◆ MATERIAL PROVIDED:
## START

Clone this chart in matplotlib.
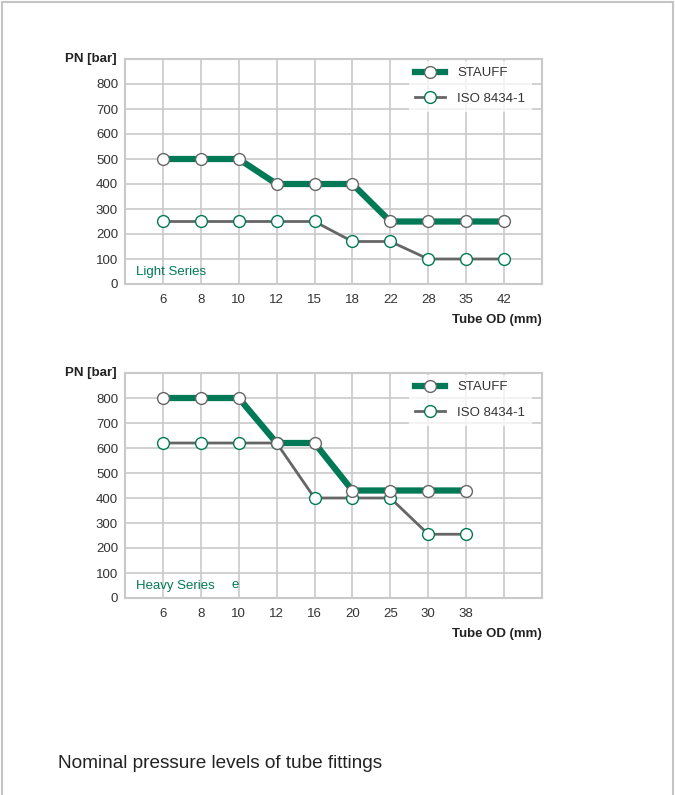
import matplotlib.pyplot as plt
from matplotlib.patches import Rectangle
from matplotlib import font_manager

# fonts: condensed look if available
names = {f.name for f in font_manager.fontManager.ttflist}
base = 'Liberation Sans Narrow' if 'Liberation Sans Narrow' in names else 'Liberation Sans'
plt.rcParams['font.family'] = [base, 'DejaVu Sans']

# data
light_od = ['6', '8', '10', '12', '15', '18', '22', '28', '35', '42']
light_stauff = [500, 500, 500, 400, 400, 400, 250, 250, 250, 250]
light_iso = [250, 250, 250, 250, 250, 170, 170, 100, 100, 100]

heavy_od = ['6', '8', '10', '12', '16', '20', '25', '30', '38']
heavy_stauff = [800, 800, 800, 620, 620, 430, 430, 430, 430]
heavy_iso = [620, 620, 620, 620, 400, 400, 400, 255, 255]

y_ticks = [0, 100, 200, 300, 400, 500, 600, 700, 800]

green = '#007a56'
gray = '#666666'
grid = '#c9c9c9'
txt = '#333333'

W, H = 675, 795
fig = plt.figure(figsize=(W / 100, H / 100), dpi=100)
fig.patches.append(Rectangle((1.5 / W, -0.01), (671.5 / W), 1.01 - 1.5 / H, transform=fig.transFigure,
                             fill=False, edgecolor='#c4c4c4', linewidth=1.5))


def draw(ax, od, stauff, iso, label, extra=None):
    x = list(range(len(od)))
    ax.plot(x, stauff, color=green, lw=4.5, marker='o', ms=8.5, mfc='white', mec=gray, mew=1.0,
            label='STAUFF', zorder=4)
    ax.plot(x, iso, color=gray, lw=2, marker='o', ms=8.5, mfc='white', mec=green, mew=1.0,
            label='ISO 8434-1', zorder=3)
    ax.set_xlim(-1, 10)
    ax.set_ylim(0, 900)
    ax.set_xticks(range(10))
    ax.set_xticklabels(od + [''] * (10 - len(od)))
    ax.set_yticks(y_ticks)
    ax.set_yticks([900], minor=True)
    ax.grid(True, which='both', color=grid, lw=1.2)
    ax.set_axisbelow(True)
    ax.tick_params(length=0, labelsize=9.5, labelcolor=txt, pad=7)
    ax.tick_params(axis='y', pad=5)
    ax.tick_params(axis='y', which='minor', length=0)
    for s in ax.spines.values():
        s.set_color(grid)
        s.set_linewidth(1.5)
    ax.text(-0.02, 1.0, 'PN [bar]', transform=ax.transAxes, ha='right', va='center',
            fontsize=9.5, fontweight='bold', color='#222222')
    ax.text(1.0, -0.16, 'Tube OD (mm)', transform=ax.transAxes, ha='right', va='center',
            fontsize=9.5, fontweight='bold', color='#222222')
    ax.text(-0.7, 50, label, ha='left', va='center', fontsize=9.5, color=green)
    if extra:
        ax.text(1.9, 50, extra, ha='center', va='center', fontsize=9.5, color=green)
    leg = ax.legend(loc='upper left', bbox_to_anchor=(0.665, 1.022), fontsize=9.5,
                    handlelength=2.2, labelspacing=1.0, borderpad=0.5, handletextpad=0.95,
                    frameon=True, fancybox=False, framealpha=0.75, edgecolor='none', labelcolor=txt)
    return leg


ax1 = fig.add_axes([125 / W, 1 - 284 / H, 417 / W, 225 / H])
draw(ax1, light_od, light_stauff, light_iso, 'Light Series')

ax2 = fig.add_axes([125 / W, 1 - 598 / H, 417 / W, 225 / H])
draw(ax2, heavy_od, heavy_stauff, heavy_iso, 'Heavy Series', 'e')

fig.text(58 / W, 1 - 763 / H, 'Nominal pressure levels of tube fittings', ha='left', va='center',
         fontsize=13.7, color='#222222')

fig.savefig('out.png', dpi=100)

## END

◆ TASK TO COMPLETE:
Copy out all of the data word for word. Do not carry over any picture.

◆ TASK RESPONSE:
Clone this chart in matplotlib.
import matplotlib.pyplot as plt
from matplotlib.patches import Rectangle
from matplotlib import font_manager

# fonts: condensed look if available
names = {f.name for f in font_manager.fontManager.ttflist}
base = 'Liberation Sans Narrow' if 'Liberation Sans Narrow' in names else 'Liberation Sans'
plt.rcParams['font.family'] = [base, 'DejaVu Sans']

# data
light_od = ['6', '8', '10', '12', '15', '18', '22', '28', '35', '42']
light_stauff = [500, 500, 500, 400, 400, 400, 250, 250, 250, 250]
light_iso = [250, 250, 250, 250, 250, 170, 170, 100, 100, 100]

heavy_od = ['6', '8', '10', '12', '16', '20', '25', '30', '38']
heavy_stauff = [800, 800, 800, 620, 620, 430, 430, 430, 430]
heavy_iso = [620, 620, 620, 620, 400, 400, 400, 255, 255]

y_ticks = [0, 100, 200, 300, 400, 500, 600, 700, 800]

green = '#007a56'
gray = '#666666'
grid = '#c9c9c9'
txt = '#333333'

W, H = 675, 795
fig = plt.figure(figsize=(W / 100, H / 100), dpi=100)
fig.patches.append(Rectangle((1.5 / W, -0.01), (671.5 / W), 1.01 - 1.5 / H, transform=fig.transFigure,
                             fill=False, edgecolor='#c4c4c4', linewidth=1.5))


def draw(ax, od, stauff, iso, label, extra=None):
    x = list(range(len(od)))
    ax.plot(x, stauff, color=green, lw=4.5, marker='o', ms=8.5, mfc='white', mec=gray, mew=1.0,
            label='STAUFF', zorder=4)
    ax.plot(x, iso, color=gray, lw=2, marker='o', ms=8.5, mfc='white', mec=green, mew=1.0,
            label='ISO 8434-1', zorder=3)
    ax.set_xlim(-1, 10)
    ax.set_ylim(0, 900)
    ax.set_xticks(range(10))
    ax.set_xticklabels(od + [''] * (10 - len(od)))
    ax.set_yticks(y_ticks)
    ax.set_yticks([900], minor=True)
    ax.grid(True, which='both', color=grid, lw=1.2)
    ax.set_axisbelow(True)
    ax.tick_params(length=0, labelsize=9.5, labelcolor=txt, pad=7)
    ax.tick_params(axis='y', pad=5)
    ax.tick_params(axis='y', which='minor', length=0)
    for s in ax.spines.values():
        s.set_color(grid)
        s.set_linewidth(1.5)
    ax.text(-0.02, 1.0, 'PN [bar]', transform=ax.transAxes, ha='right', va='center',
            fontsize=9.5, fontweight='bold', color='#222222')
    ax.text(1.0, -0.16, 'Tube OD (mm)', transform=ax.transAxes, ha='right', va='center',
            fontsize=9.5, fontweight='bold', color='#222222')
    ax.text(-0.7, 50, label, ha='left', va='center', fontsize=9.5, color=green)
    if extra:
        ax.text(1.9, 50, extra, ha='center', va='center', fontsize=9.5, color=green)
    leg = ax.legend(loc='upper left', bbox_to_anchor=(0.665, 1.022), fontsize=9.5,
                    handlelength=2.2, labelspacing=1.0, borderpad=0.5, handletextpad=0.95,
                    frameon=True, fancybox=False, framealpha=0.75, edgecolor='none', labelcolor=txt)
    return leg


ax1 = fig.add_axes([125 / W, 1 - 284 / H, 417 / W, 225 / H])
draw(ax1, light_od, light_stauff, light_iso, 'Light Series')

ax2 = fig.add_axes([125 / W, 1 - 598 / H, 417 / W, 225 / H])
draw(ax2, heavy_od, heavy_stauff, heavy_iso, 'Heavy Series', 'e')

fig.text(58 / W, 1 - 763 / H, 'Nominal pressure levels of tube fittings', ha='left', va='center',
         fontsize=13.7, color='#222222')

fig.savefig('out.png', dpi=100)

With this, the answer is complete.